# My photos turned into a mosaic!



## Davey89 (Aug 4, 2011)

I cam across a website earlier that would turn my photos into a mosaic. I thought this was a great idea and a truly awesome way to capture all my hard work in one image.

What do you think?
take a look at the website here - mosaicphoto.co.uk


----------



## gsgary (Aug 4, 2011)

Crap


----------



## Scout (Aug 4, 2011)

Wow, those are really bad! The people don't have eyes anymore!


----------



## mickmac (Aug 4, 2011)

Crap


----------



## k d morris (Aug 26, 2011)

I have had the honor of being asked and having my work included as part of a permanent exhibit in a museum in San Fransico, CA. So it's a great idea - especially if you can dentist your work.
Visit: www.Moadsf.org


----------



## Sw1tchFX (Aug 26, 2011)

Crap


----------



## Alpha500 (Sep 14, 2011)

Davey89 said:


> I cam across a website earlier that would turn my photos into a mosaic.
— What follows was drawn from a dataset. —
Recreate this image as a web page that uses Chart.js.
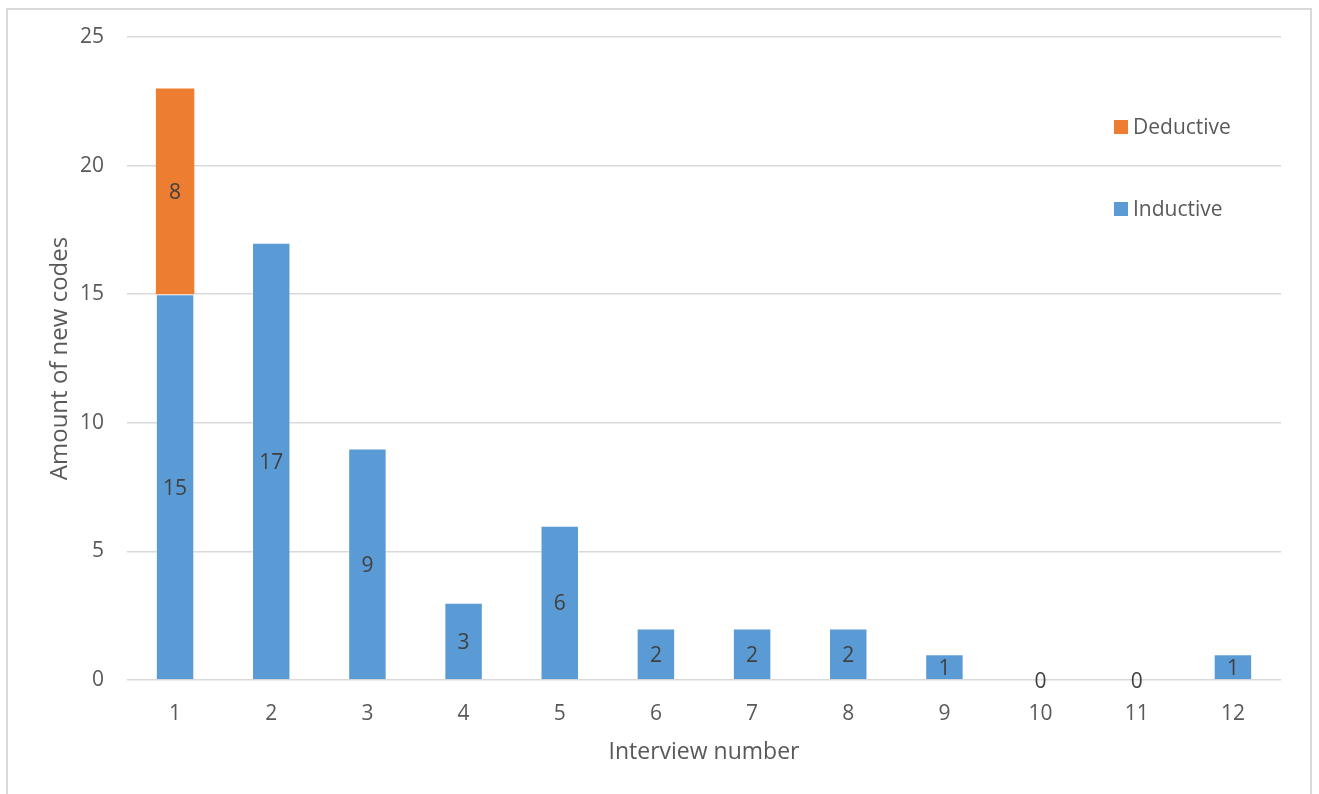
<!DOCTYPE html>
<html>
<head>
<meta charset="utf-8">
<script src="https://cdn.jsdelivr.net/npm/chart.js@4"></script>
<style>
    html, body { margin: 0; padding: 0; background: #fff; overflow: hidden; }
    #wrap { position: relative; width: 1319px; height: 794px; }
    #frame {
        position: absolute; left: 6px; top: 8px; width: 1306px; height: 820px;
        border: 2px solid #d9d9d9; box-sizing: border-box;
    }
    canvas { position: absolute; left: 0; top: 0; }
</style>
</head>
<body>
<div id="wrap">
    <div id="frame"></div>
    <canvas id="chart" width="1319" height="794"></canvas>
</div>
<script>
// данные
const interviews = ['1', '2', '3', '4', '5', '6', '7', '8', '9', '10', '11', '12'];
const inductive = [15, 17, 9, 3, 6, 2, 2, 2, 1, 0, 0, 1];
const deductive = [8, null, null, null, null, null, null, null, null, null, null, null];
const yTicks = [0, 5, 10, 15, 20, 25];

const FONT = '"Open Sans", sans-serif';
const TEXT = '#595959';

// подписи значений в центре столбцов
const barLabels = {
    id: 'barLabels',
    afterDatasetsDraw(chart) {
        const ctx = chart.ctx;
        ctx.save();
        ctx.font = '21px ' + FONT;
        ctx.fillStyle = '#404040';
        ctx.textAlign = 'center';
        ctx.textBaseline = 'middle';
        chart.data.datasets.forEach((ds, i) => {
            const meta = chart.getDatasetMeta(i);
            meta.data.forEach((bar, j) => {
                const v = ds.data[j];
                if (v === null || v === undefined) return;
                ctx.fillText(String(v), bar.x, (bar.y + bar.base) / 2 + 2);
            });
        });
        ctx.restore();
    }
};

// легенда внутри области графика
const insideLegend = {
    id: 'insideLegend',
    afterDraw(chart) {
        const ctx = chart.ctx;
        const area = chart.chartArea;
        const items = chart.data.datasets.slice().reverse();
        ctx.save();
        ctx.font = '21px ' + FONT;
        ctx.textBaseline = 'middle';
        ctx.textAlign = 'left';
        items.forEach((ds, k) => {
            const x = area.right - 167;
            const y = area.top + 90 + k * 82;
            ctx.fillStyle = ds.backgroundColor;
            ctx.fillRect(x, y - 7, 14, 14);
            ctx.fillStyle = TEXT;
            ctx.fillText(ds.label, x + 19, y + 1);
        });
        ctx.restore();
    }
};

document.addEventListener('DOMContentLoaded', function() {
    const ctx = document.getElementById('chart').getContext('2d');

    new Chart(ctx, {
        type: 'bar',
        data: {
            labels: interviews,
            datasets: [{
                label: 'Inductive',
                data: inductive,
                backgroundColor: '#5B9BD5',
                borderColor: 'rgba(255,255,255,0.35)',
                borderWidth: 1,
                barPercentage: 0.4,
                categoryPercentage: 1
            }, {
                label: 'Deductive',
                data: deductive,
                backgroundColor: '#ED7D31',
                borderWidth: 0,
                barPercentage: 0.4,
                categoryPercentage: 1
            }]
        },
        options: {
            responsive: false,
            animation: false,
            layout: {
                padding: { left: 0, right: 38, top: 37, bottom: 0 }
            },
            plugins: {
                legend: { display: false },
                tooltip: { enabled: false }
            },
            scales: {
                x: {
                    stacked: true,
                    grid: { display: false },
                    border: { display: false },
                    ticks: {
                        color: TEXT,
                        font: { family: FONT, size: 21 },
                        padding: 13
                    },
                    title: {
                        display: true,
                        text: 'Interview number',
                        color: TEXT,
                        font: { family: FONT, size: 23 },
                        padding: { top: 0, bottom: 28 }
                    },
                    afterFit(scale) { scale.height = 114; }
                },
                y: {
                    stacked: true,
                    min: 0,
                    max: 25,
                    afterBuildTicks(scale) {
                        scale.ticks = yTicks.map(v => ({ value: v }));
                    },
                    grid: {
                        color: '#d9d9d9',
                        lineWidth: 1.5,
                        drawTicks: false
                    },
                    border: { display: false },
                    ticks: {
                        color: TEXT,
                        font: { family: FONT, size: 21 },
                        padding: 23
                    },
                    title: {
                        display: true,
                        text: 'Amount of new codes',
                        color: TEXT,
                        font: { family: FONT, size: 24 },
                        padding: { top: 46, bottom: 0 }
                    },
                    afterFit(scale) { scale.width = 127; }
                }
            }
        },
        plugins: [barLabels, insideLegend]
    });
});
</script>
</body>
</html>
I thought this was a great idea and a truly awesome way to capture all my hard work in one image.
> 
> What do you think?
> take a look at the website here - mosaicphoto.co.uk



Spam


----------



## KmH (Sep 14, 2011)

So to sum up the comments so far: Really bad - Crap - Spam.


----------



## The_Traveler (Sep 14, 2011)

k d morris said:


> I have had the honor of being asked and having my work included as part of a permanent exhibit in a museum in San Fransico, CA. So it's a great idea - especially if you can* dentist* your work.
> Visit: www.Moadsf.org



I don't understand 'dentist your work'?


----------